A Brief Account Buildings, Staff and Tasks.
The neo-classicist Courthouse, designed by Professor C.F. Hansen, is a masterpiece of Danish architecture.
In 1795, the former Town Hall, situated between “Gammeltorv” and “Nytorv”, was destroyed in a fire which destroyed large parts of the city. The location of the former construction is marked in the pavement at “Nytorv”. The present Courthouse was erected in 1805-15, the works being delayed due to the bombardment of Copenhagen by the English in 1807, during the Napoleonic wars. Until 1905 the building served both as courthouse and town hall. The building is now protected and the front has been restored.
The Courthouse Annexe in “Slutterigade” (“prison street”) was built in 1805-1816 as a prison. It is attached to the main building by two large arches. It was rebuilt in 1904 and again in 1942 – 44, when it was converted in order to house courtrooms and chambers.
The architect, Professor C.F. Hansen, also designed the Cathedral of Copenhagen (Church of Our Lady) as well as a number of country houses in Schleswig-Holstein.
The inscription on the front facing Nytorv “Med Lov skal man Land bygge” (“ With Law the Country shall be built”) is a quotation from the preamble to The Law of Jutland, given by King Valdemar Sejr (1170-1241) in 1241.
Visitors enter the hall facing Nytorv between the impressive Ionic columns. In this hall, the 200 men of the Citizens´ Guard were mustered. The room at the rear end of the Entrance Hall served as a conference room for the City Council. To the right of the Entrance Hall the main staircase is situated behind four Tuscan pillars. Near the staircase, there is a room which was formerly the antechamber to the first Criminal Courtroom.
This courtroom is almost 200 m² and is still the largest courtroom. The room on the first floor with three large windows facing Nytorv earlier served as courtroom for the “Landsover- samt Hof- og Stadsretten” (Appeal Court and Court for Copenhagen prior to 1919). The room now serves as a conference room for the members of the court and for ceremonial purposes.
This main building has 17 courtrooms with chambers, and also houses the City Court’s administration.
The inscription above the former prison translates as “For General Security”. The Annexe houses 9 courtrooms with their chambers.
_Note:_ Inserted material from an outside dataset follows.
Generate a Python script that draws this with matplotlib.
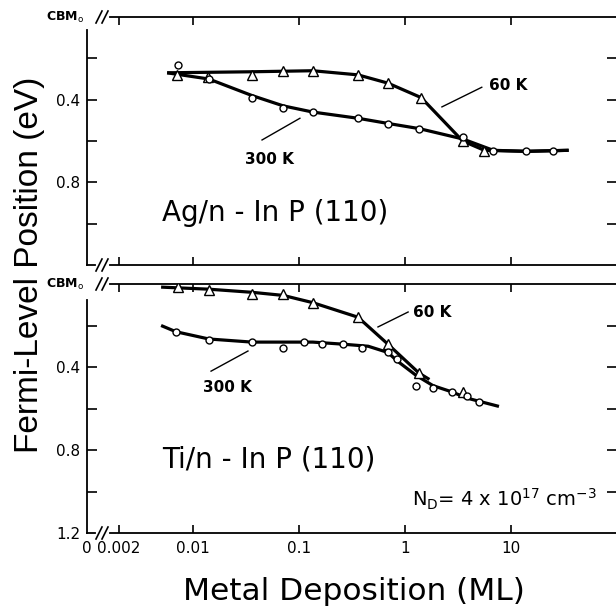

One of the arches connecting the Annexe and the main building is called “Bridge of Sighs” because prisoners were and still are conducted via this bridge in order to attend their trial.
The City Court nowadays also uses nearby buildings situated at Nos. 4 and 6 “Hestemøllestræde” and No. 1 “Lavendelstræde”. In these buildings, are the Probate Court, The Land Registration Office, and the Enforcement Division located.
The building No. 1 “ Lavendelstræde” was thoroughly renovated in 1996. In this house, Constanze, the widow of Wolfgang Amadeus Mozart, lived from 1813 to 1819 with her second husband, Danish diplomat Nicolaus Nissen
The City Court of Copenhagen is the largest of Denmark’s 24 city courts. It has jurisdiction over a large part of the Municipality of Copenhagen, Dragør, and Tårnby Municipalities (approximately 400.000 inhabitants).
The President of the Court is responsible for the management of the Court.
There are 42 judges, 15 assistant judges and app.150 clerks, guards, and other staff members.
The City Court is competent in civil and criminal cases. Like other city courts, it comprises a Probate Division, an Enforcement Division, and a Registration and Notarial Acts Division.
Like the other city courts of the Greater Copenhagen Area, The City Court of Copenhagen, does not have a Bankruptcy Court. The Bankruptcy Court for this area is a division of the Maritime and Commercial Court of Copenhagen.